Santos de Cartier Skeleton Dial Ref. WHSA0015

The contemporary collection consists of 35-pieces, across both the Cartier de Santos and the Santos-Dumont variations.

The former was given a refresh in 2018, adhering to its vintage design cues while keeping the slightly curved, wrist-hugging nature of the Galbée from the ‘80s. This too is available in medium (35mm x 41.9mm) and large (39.8mm x 47.5mm) sizes and in either stainless or black steel, two-tone, or rose, yellow or white gold. There are also extra-large chronograph models, at 43.3mm on all sides.

The Santos-Dumont line, released in 2019 as a more affordable, mostly quartz-powered option, comes in either small (meant as a ladies piece, measuring 38mm x 27.5mm), large (43.5mm x 31.4mm) and extra large (46.6mm x 33.9mm). However, although the series is marketed as an introduction to the model, the Santos-Dumont collection is where you will find the flagship watch, the stunning white gold XL Skeleton, with Cartier’s manufacture caliber visible through the face. Top of the shop, it retails for around $60,000.

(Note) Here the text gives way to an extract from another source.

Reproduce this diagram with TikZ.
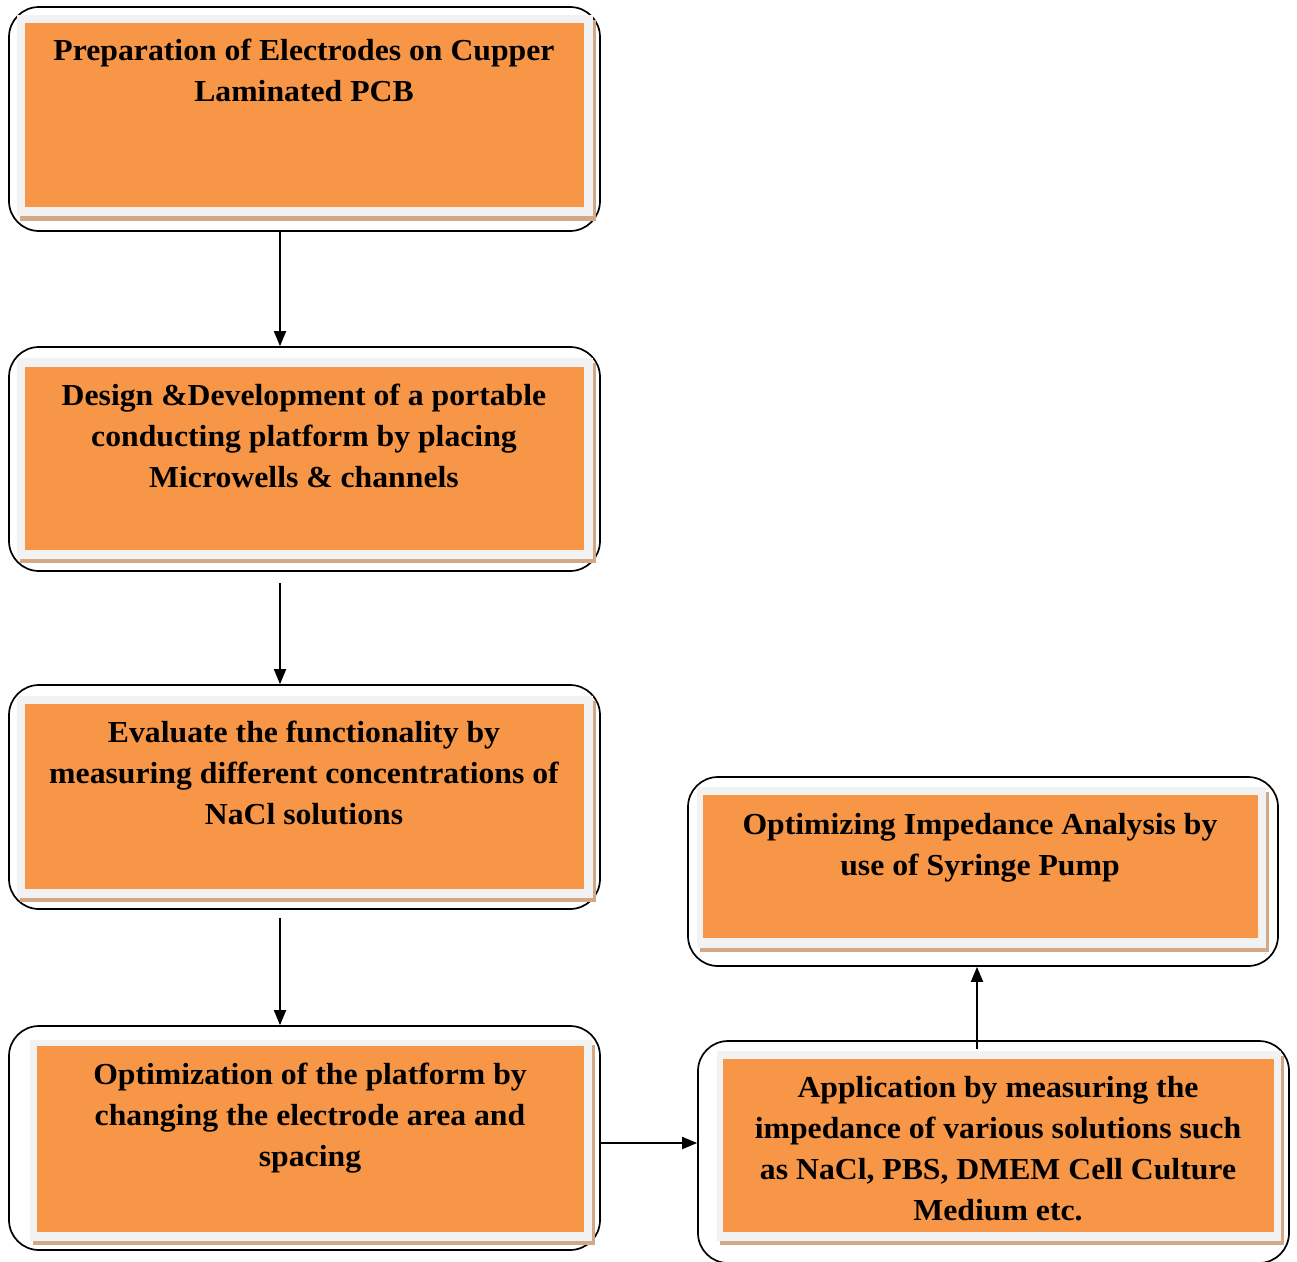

The King of Jewelers is clearly still enamored with its groundbreaking square legend and, while the watch may not have quite the pull of that other of the maison’s fabled creations, the Tank, it is still an undoubted staple of the brand. The modern selection is divided into quartz and mechanical pieces, all with in-house manufactured movements, and are perfect examples of the sort of early 20th century chic which springs to mind as soon as you think of Cartier. A timeless design, and one which can claim more heritage than most, the Santos is one of horology’s greatest names.